### TASK DETAILS
Transcribe every line from the top down to the line with "const steelY = [61, 90, 112, 206, 275, 325, 375];", both ends included, but not the pictures.

### INFORMATION PROVIDED
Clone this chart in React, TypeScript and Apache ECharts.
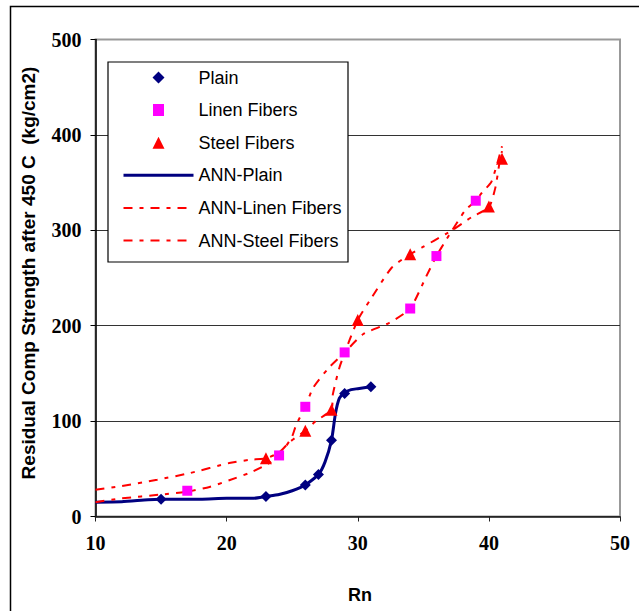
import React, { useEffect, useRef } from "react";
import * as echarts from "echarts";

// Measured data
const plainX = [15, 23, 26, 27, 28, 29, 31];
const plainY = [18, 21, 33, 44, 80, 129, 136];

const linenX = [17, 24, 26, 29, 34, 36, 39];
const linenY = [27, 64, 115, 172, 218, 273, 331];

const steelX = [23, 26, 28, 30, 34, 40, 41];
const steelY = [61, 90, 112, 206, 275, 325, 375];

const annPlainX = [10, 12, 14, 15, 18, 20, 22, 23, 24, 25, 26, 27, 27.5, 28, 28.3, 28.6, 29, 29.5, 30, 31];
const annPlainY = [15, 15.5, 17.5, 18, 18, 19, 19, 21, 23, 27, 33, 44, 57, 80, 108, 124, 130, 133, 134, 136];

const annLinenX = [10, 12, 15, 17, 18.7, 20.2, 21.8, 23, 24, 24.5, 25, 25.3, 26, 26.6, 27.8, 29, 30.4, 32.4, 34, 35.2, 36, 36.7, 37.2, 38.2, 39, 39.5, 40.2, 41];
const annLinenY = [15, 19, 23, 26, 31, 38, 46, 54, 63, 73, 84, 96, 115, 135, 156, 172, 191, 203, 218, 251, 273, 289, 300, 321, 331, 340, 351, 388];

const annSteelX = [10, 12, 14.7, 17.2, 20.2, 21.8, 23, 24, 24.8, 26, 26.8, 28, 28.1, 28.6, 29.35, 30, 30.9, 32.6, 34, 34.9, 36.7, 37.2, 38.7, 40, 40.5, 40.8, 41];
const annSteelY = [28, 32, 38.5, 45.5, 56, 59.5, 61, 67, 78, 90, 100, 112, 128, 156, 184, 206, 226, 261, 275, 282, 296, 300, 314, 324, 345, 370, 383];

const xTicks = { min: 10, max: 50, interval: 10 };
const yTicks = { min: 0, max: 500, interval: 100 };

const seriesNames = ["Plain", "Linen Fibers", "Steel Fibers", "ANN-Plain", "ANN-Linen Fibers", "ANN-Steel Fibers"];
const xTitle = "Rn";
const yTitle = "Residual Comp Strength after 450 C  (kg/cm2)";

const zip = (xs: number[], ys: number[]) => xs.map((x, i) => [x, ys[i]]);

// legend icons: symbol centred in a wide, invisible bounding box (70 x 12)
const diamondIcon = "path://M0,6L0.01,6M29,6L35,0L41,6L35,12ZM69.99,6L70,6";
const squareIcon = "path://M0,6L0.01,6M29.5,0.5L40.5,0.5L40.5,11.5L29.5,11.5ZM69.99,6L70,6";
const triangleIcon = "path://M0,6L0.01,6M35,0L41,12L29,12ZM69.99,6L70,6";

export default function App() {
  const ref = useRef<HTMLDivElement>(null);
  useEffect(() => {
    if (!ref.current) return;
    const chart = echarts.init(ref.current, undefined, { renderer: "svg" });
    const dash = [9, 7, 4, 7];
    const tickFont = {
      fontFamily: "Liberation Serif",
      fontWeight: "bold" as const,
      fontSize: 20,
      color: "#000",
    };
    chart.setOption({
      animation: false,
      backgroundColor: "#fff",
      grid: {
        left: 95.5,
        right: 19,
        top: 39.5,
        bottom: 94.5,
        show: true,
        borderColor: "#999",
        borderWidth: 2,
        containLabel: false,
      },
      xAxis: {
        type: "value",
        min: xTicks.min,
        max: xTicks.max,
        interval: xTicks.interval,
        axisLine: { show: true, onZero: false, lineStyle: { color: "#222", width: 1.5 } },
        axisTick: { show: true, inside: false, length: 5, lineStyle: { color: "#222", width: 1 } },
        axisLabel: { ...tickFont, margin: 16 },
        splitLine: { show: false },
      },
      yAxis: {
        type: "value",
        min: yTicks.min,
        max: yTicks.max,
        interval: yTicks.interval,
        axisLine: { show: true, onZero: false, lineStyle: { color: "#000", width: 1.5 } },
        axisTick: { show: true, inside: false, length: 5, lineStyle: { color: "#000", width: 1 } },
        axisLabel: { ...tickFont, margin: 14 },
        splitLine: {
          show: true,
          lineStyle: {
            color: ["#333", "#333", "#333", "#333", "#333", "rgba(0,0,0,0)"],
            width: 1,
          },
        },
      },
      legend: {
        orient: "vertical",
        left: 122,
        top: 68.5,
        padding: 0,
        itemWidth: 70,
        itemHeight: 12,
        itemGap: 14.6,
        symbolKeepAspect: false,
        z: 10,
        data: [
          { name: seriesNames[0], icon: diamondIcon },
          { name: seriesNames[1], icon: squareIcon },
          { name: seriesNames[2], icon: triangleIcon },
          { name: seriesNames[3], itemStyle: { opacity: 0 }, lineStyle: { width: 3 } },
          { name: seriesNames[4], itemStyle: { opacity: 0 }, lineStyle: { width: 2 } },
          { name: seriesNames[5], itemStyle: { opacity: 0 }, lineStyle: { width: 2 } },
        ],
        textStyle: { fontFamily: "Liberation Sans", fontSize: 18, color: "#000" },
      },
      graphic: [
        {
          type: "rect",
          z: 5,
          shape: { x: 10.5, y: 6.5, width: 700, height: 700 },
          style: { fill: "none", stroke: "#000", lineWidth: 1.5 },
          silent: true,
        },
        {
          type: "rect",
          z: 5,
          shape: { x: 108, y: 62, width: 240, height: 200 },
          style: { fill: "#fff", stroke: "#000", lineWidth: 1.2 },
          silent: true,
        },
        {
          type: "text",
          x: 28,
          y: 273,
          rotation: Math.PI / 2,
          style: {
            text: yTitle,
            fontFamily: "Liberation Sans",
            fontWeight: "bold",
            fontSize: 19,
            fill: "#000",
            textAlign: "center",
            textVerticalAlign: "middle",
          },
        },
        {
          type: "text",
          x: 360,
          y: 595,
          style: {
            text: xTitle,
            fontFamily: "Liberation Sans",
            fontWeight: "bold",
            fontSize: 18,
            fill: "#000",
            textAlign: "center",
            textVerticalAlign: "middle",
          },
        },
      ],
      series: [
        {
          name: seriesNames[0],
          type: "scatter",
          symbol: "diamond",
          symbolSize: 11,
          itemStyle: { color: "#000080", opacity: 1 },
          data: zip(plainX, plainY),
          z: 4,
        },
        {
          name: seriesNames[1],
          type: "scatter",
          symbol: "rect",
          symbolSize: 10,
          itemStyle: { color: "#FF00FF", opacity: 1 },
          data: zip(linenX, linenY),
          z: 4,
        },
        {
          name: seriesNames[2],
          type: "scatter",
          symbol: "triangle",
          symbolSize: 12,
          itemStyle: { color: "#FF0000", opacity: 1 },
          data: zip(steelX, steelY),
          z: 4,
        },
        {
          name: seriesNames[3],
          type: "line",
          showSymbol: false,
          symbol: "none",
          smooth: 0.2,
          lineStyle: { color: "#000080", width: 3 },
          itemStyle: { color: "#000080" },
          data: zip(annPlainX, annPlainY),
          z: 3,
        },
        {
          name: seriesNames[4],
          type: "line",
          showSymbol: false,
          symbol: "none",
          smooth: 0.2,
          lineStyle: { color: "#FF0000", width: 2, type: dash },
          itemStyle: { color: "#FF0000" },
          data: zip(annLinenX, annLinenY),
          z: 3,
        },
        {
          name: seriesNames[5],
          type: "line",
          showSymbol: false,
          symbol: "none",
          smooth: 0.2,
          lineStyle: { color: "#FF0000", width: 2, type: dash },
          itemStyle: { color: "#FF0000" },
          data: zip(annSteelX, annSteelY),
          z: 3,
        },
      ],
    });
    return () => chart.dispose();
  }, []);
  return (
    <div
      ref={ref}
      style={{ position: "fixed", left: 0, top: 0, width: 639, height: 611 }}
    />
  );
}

### OUTPUT
Clone this chart in React, TypeScript and Apache ECharts.
import React, { useEffect, useRef } from "react";
import * as echarts from "echarts";

// Measured data
const plainX = [15, 23, 26, 27, 28, 29, 31];
const plainY = [18, 21, 33, 44, 80, 129, 136];

const linenX = [17, 24, 26, 29, 34, 36, 39];
const linenY = [27, 64, 115, 172, 218, 273, 331];

const steelX = [23, 26, 28, 30, 34, 40, 41];
const steelY = [61, 90, 112, 206, 275, 325, 375];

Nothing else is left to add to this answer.